(Source material):
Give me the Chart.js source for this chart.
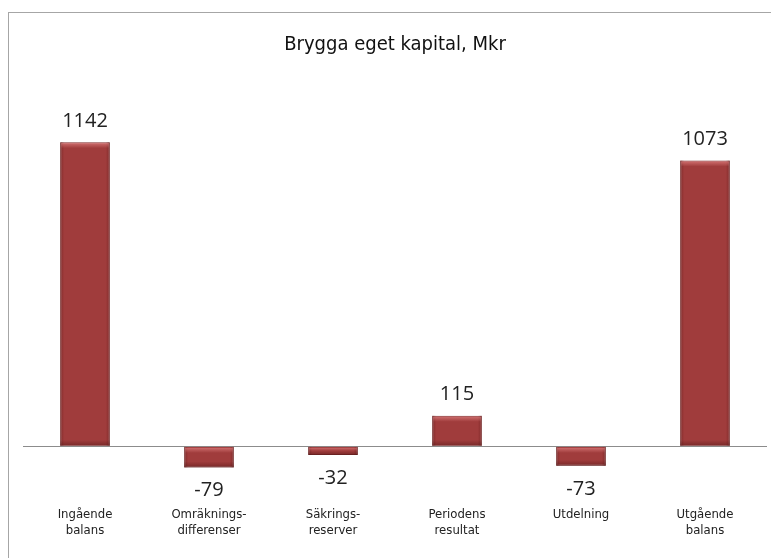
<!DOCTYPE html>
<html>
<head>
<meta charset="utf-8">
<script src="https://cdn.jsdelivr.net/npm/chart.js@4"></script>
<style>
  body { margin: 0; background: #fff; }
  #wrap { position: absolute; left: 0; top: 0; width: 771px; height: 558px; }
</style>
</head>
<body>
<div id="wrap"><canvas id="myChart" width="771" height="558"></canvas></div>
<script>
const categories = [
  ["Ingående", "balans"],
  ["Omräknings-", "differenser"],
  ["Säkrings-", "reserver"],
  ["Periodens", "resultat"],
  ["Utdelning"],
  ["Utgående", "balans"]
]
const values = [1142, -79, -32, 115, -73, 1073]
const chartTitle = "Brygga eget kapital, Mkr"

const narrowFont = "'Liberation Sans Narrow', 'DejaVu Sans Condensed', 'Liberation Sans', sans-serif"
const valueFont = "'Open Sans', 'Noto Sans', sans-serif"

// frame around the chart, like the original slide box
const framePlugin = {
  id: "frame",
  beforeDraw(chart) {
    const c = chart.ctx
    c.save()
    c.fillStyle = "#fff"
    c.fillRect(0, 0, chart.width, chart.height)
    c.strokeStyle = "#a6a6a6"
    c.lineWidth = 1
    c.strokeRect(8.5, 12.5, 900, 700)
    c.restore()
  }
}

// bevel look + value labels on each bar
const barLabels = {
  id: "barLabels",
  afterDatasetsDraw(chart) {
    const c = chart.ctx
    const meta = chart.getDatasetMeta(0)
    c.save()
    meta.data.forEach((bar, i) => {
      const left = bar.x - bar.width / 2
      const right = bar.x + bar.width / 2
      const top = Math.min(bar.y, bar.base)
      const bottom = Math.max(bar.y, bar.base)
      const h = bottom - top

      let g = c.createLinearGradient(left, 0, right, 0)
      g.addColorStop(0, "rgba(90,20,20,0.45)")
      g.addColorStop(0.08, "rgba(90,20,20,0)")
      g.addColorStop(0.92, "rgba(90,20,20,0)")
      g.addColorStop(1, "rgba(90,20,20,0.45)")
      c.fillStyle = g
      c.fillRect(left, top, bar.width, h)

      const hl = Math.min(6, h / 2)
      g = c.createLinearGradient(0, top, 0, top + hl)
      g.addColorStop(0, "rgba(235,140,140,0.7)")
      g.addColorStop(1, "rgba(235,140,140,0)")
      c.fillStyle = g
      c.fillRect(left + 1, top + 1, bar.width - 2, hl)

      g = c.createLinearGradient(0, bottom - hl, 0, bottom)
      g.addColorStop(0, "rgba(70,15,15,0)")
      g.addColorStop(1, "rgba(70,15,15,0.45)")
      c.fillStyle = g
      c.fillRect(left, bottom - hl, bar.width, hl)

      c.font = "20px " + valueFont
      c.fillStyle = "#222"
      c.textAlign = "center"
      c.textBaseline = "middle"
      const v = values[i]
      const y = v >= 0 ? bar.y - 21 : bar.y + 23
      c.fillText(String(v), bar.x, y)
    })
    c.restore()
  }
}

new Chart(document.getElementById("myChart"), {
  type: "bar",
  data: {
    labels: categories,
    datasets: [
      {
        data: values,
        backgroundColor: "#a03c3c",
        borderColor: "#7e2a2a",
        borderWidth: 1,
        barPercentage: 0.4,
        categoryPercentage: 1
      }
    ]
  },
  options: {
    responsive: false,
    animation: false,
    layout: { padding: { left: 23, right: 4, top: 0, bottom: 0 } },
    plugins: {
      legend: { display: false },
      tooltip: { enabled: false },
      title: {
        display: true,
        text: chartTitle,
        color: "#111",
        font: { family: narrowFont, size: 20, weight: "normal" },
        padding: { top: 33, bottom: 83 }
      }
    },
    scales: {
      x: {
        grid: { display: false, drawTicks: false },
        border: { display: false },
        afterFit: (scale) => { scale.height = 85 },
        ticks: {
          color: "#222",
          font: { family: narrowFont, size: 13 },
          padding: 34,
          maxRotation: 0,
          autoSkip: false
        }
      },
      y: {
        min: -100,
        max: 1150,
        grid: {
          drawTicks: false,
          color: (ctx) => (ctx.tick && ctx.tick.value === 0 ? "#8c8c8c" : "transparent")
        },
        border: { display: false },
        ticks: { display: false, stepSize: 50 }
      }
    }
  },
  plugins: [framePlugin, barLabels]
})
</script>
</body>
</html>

(Goal):
Copy the listing word for word, excluding its pictures.

(Exercise result):
Give me the Chart.js source for this chart.
<!DOCTYPE html>
<html>
<head>
<meta charset="utf-8">
<script src="https://cdn.jsdelivr.net/npm/chart.js@4"></script>
<style>
  body { margin: 0; background: #fff; }
  #wrap { position: absolute; left: 0; top: 0; width: 771px; height: 558px; }
</style>
</head>
<body>
<div id="wrap"><canvas id="myChart" width="771" height="558"></canvas></div>
<script>
const categories = [
  ["Ingående", "balans"],
  ["Omräknings-", "differenser"],
  ["Säkrings-", "reserver"],
  ["Periodens", "resultat"],
  ["Utdelning"],
  ["Utgående", "balans"]
]
const values = [1142, -79, -32, 115, -73, 1073]
const chartTitle = "Brygga eget kapital, Mkr"

const narrowFont = "'Liberation Sans Narrow', 'DejaVu Sans Condensed', 'Liberation Sans', sans-serif"
const valueFont = "'Open Sans', 'Noto Sans', sans-serif"

// frame around the chart, like the original slide box
const framePlugin = {
  id: "frame",
  beforeDraw(chart) {
    const c = chart.ctx
    c.save()
    c.fillStyle = "#fff"
    c.fillRect(0, 0, chart.width, chart.height)
    c.strokeStyle = "#a6a6a6"
    c.lineWidth = 1
    c.strokeRect(8.5, 12.5, 900, 700)
    c.restore()
  }
}

// bevel look + value labels on each bar
const barLabels = {
  id: "barLabels",
  afterDatasetsDraw(chart) {
    const c = chart.ctx
    const meta = chart.getDatasetMeta(0)
    c.save()
    meta.data.forEach((bar, i) => {
      const left = bar.x - bar.width / 2
      const right = bar.x + bar.width / 2
      const top = Math.min(bar.y, bar.base)
      const bottom = Math.max(bar.y, bar.base)
      const h = bottom - top

      let g = c.createLinearGradient(left, 0, right, 0)
      g.addColorStop(0, "rgba(90,20,20,0.45)")
      g.addColorStop(0.08, "rgba(90,20,20,0)")
      g.addColorStop(0.92, "rgba(90,20,20,0)")
      g.addColorStop(1, "rgba(90,20,20,0.45)")
      c.fillStyle = g
      c.fillRect(left, top, bar.width, h)

      const hl = Math.min(6, h / 2)
      g = c.createLinearGradient(0, top, 0, top + hl)
      g.addColorStop(0, "rgba(235,140,140,0.7)")
      g.addColorStop(1, "rgba(235,140,140,0)")
      c.fillStyle = g
      c.fillRect(left + 1, top + 1, bar.width - 2, hl)

      g = c.createLinearGradient(0, bottom - hl, 0, bottom)
      g.addColorStop(0, "rgba(70,15,15,0)")
      g.addColorStop(1, "rgba(70,15,15,0.45)")
      c.fillStyle = g
      c.fillRect(left, bottom - hl, bar.width, hl)

      c.font = "20px " + valueFont
      c.fillStyle = "#222"
      c.textAlign = "center"
      c.textBaseline = "middle"
      const v = values[i]
      const y = v >= 0 ? bar.y - 21 : bar.y + 23
      c.fillText(String(v), bar.x, y)
    })
    c.restore()
  }
}

new Chart(document.getElementById("myChart"), {
  type: "bar",
  data: {
    labels: categories,
    datasets: [
      {
        data: values,
        backgroundColor: "#a03c3c",
        borderColor: "#7e2a2a",
        borderWidth: 1,
        barPercentage: 0.4,
        categoryPercentage: 1
      }
    ]
  },
  options: {
    responsive: false,
    animation: false,
    layout: { padding: { left: 23, right: 4, top: 0, bottom: 0 } },
    plugins: {
      legend: { display: false },
      tooltip: { enabled: false },
      title: {
        display: true,
        text: chartTitle,
        color: "#111",
        font: { family: narrowFont, size: 20, weight: "normal" },
        padding: { top: 33, bottom: 83 }
      }
    },
    scales: {
      x: {
        grid: { display: false, drawTicks: false },
        border: { display: false },
        afterFit: (scale) => { scale.height = 85 },
        ticks: {
          color: "#222",
          font: { family: narrowFont, size: 13 },
          padding: 34,
          maxRotation: 0,
          autoSkip: false
        }
      },
      y: {
        min: -100,
        max: 1150,
        grid: {
          drawTicks: false,
          color: (ctx) => (ctx.tick && ctx.tick.value === 0 ? "#8c8c8c" : "transparent")
        },
        border: { display: false },
        ticks: { display: false, stepSize: 50 }
      }
    }
  },
  plugins: [framePlugin, barLabels]
})
</script>
</body>
</html>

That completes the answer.